Casualty, Coronation Street, Doctors, EastEnders, Emmerdale, Holby City and Hollyoaks have each filmed scenes, or have references, to cover different aspects of climate change and, in a soap first, five of the soaps will also be referencing each other as each drama will also give a nod to another. Viewers will see some of Britain’s best loved characters pop up in another soap as they discuss, or see the moments, that have been debated in another show in a bid to raise awareness of climate change.
The landmark event will see a Hollyoaks character pop up in Walford while villagers of the Chester soap will learn about events at Holby City. A social media video featuring two of Emmerdale’s residents will be shown to Coronation Street characters, whilst one of BBC One’s Doctors will appear on the cobbles of Coronation Street. Casualty will also be discussed in The Woolpack, and a social media clip from Weatherfield will be chatted about in The Queen Vic, as the soaps all come together for a special week.

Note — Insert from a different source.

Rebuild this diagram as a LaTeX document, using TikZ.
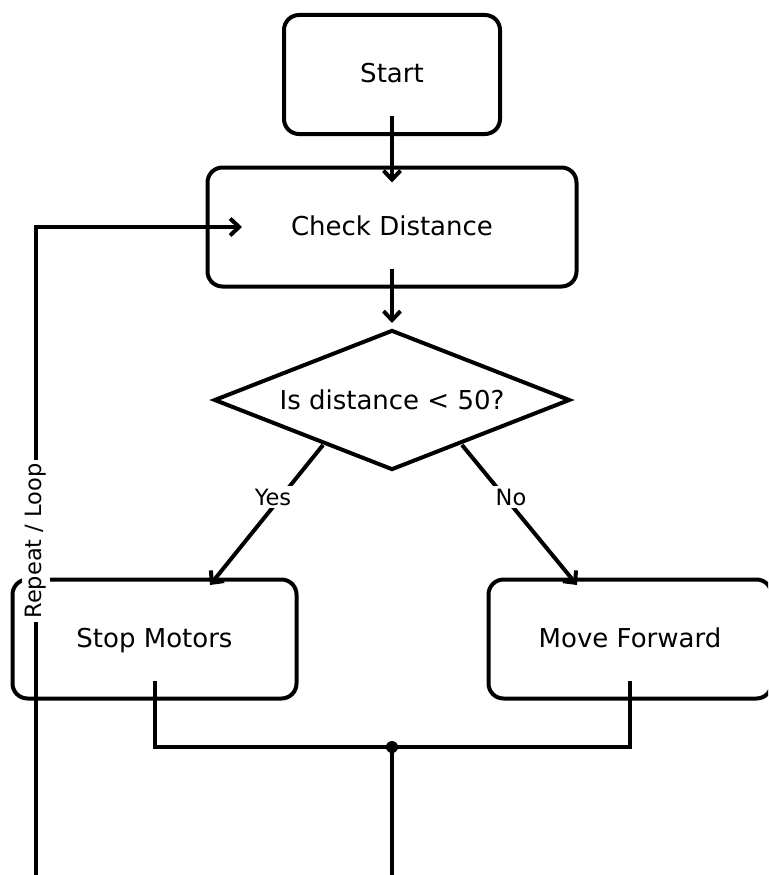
\documentclass[tikz,border=0pt]{standalone}
\usepackage{fontspec}
\setmainfont{DejaVu Sans}
\usetikzlibrary{shapes,positioning,calc,arrows.meta}

\tikzset{
  stepbox/.style={draw, line width=4pt, rounded corners=15pt, minimum height=119pt,
    inner sep=0pt, text height=20pt, text depth=4pt, font=\fontsize{26}{30}\selectfont},
  decision/.style={draw, diamond, aspect=2.543, line width=4pt, minimum width=356pt,
    minimum height=140pt, inner sep=0pt, font=\fontsize{26}{30}\selectfont},
  flow/.style={line width=4pt, -{Straight Barb[length=9pt,width=17pt]}},
  wire/.style={line width=4pt},
  lbl/.style={fill=white, inner sep=3pt, font=\fontsize{22.5}{27}\selectfont},
}

\begin{document}
\begin{tikzpicture}[x=1pt,y=-1pt]
    \clip (0,0) rectangle (768,875);

    % Boxes
    \node[stepbox, minimum width=216pt] (start) at (392,74.5) {Start};
    \node[stepbox, minimum width=369pt] (check) at (392,227) {Check Distance};
    \node[decision] (test) at (392,400) {Is distance < 50?};
    \node[stepbox, minimum width=284pt] (stop) at (154.5,639) {Stop Motors};
    \node[stepbox, minimum width=283pt] (move) at (630,639) {Move Forward};

    % Arrows down the middle
    \draw[flow, shorten <=-20pt, shorten >=-17pt] (start) -- (check);
    \draw[flow, shorten <=-20pt, shorten >=5pt] (check) -- (test);

    % Yes / No branches
    \coordinate (yes-a) at (323,445);
    \coordinate (yes-b) at (210,585);
    \coordinate (no-a) at (462,445);
    \coordinate (no-b) at (577,585);
    \draw[flow] (yes-a) -- (yes-b);
    \draw[flow] (no-a) -- (no-b);
    \node[lbl] (yes) at (273,497) {Yes};
    \node[lbl] (no) at (511,497) {No};

    % Join below the two actions
    \coordinate (merge) at (392,747);
    \coordinate (merge-end) at (392,875);
    \draw[wire] ([yshift=-42pt]stop.center) |- (merge) -| ([yshift=-42pt]move.center);
    \draw[wire] (merge) -- (merge-end);
    \fill (merge) circle (6pt);

    % Loop back
    \coordinate (loop-end) at (36,875);
    \draw[flow] (loop-end) |- ([xshift=-150pt]check.center);
    \node[lbl, rotate=90] (loop) at (36,541) {Repeat / Loop};
\end{tikzpicture}
\end{document}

The drama begins on Monday 1 November, the same week as World Leaders meet to discuss the climate crisis at the COP26 conference.
Following many months of planning and meetings between the respective soaps and continuing drama editorial teams, the scriptwriters on each of the productions each took on the task to feature the other soaps storylines.
Emmerdale’s Executive Producer, Jane Hudson, originally conceived the idea for this unique initiative and has been co-ordinating with her fellow executives.
Jane, on behalf of Emmerdale and ITV Studios, says: “Never before have all five soaps and both continuing dramas come together and united in telling one story. And we certainly haven’t seen characters pop up in other shows before. This is a real treat for our audience, whilst also allowing us to get across a very important message.”
Kate Oates, Head of Continuing Drama, BBC Studios adds: “I’m thrilled that our soaps and serial dramas have all come together to help highlight the issue of climate change amongst our millions of viewers. We’re grateful to the teams that made this happen, and hugely look forward to seeing the talent from our own shows popping up in other iconic programmes.”
Lucy Allan, Executive Producer, Hollyoaks said: “We know how important climate change and environmental issues are to our youthful audience, and to all soap viewers. It has been great to work together on an engaging way to, hopefully, inspire conversations about issues that are so important.”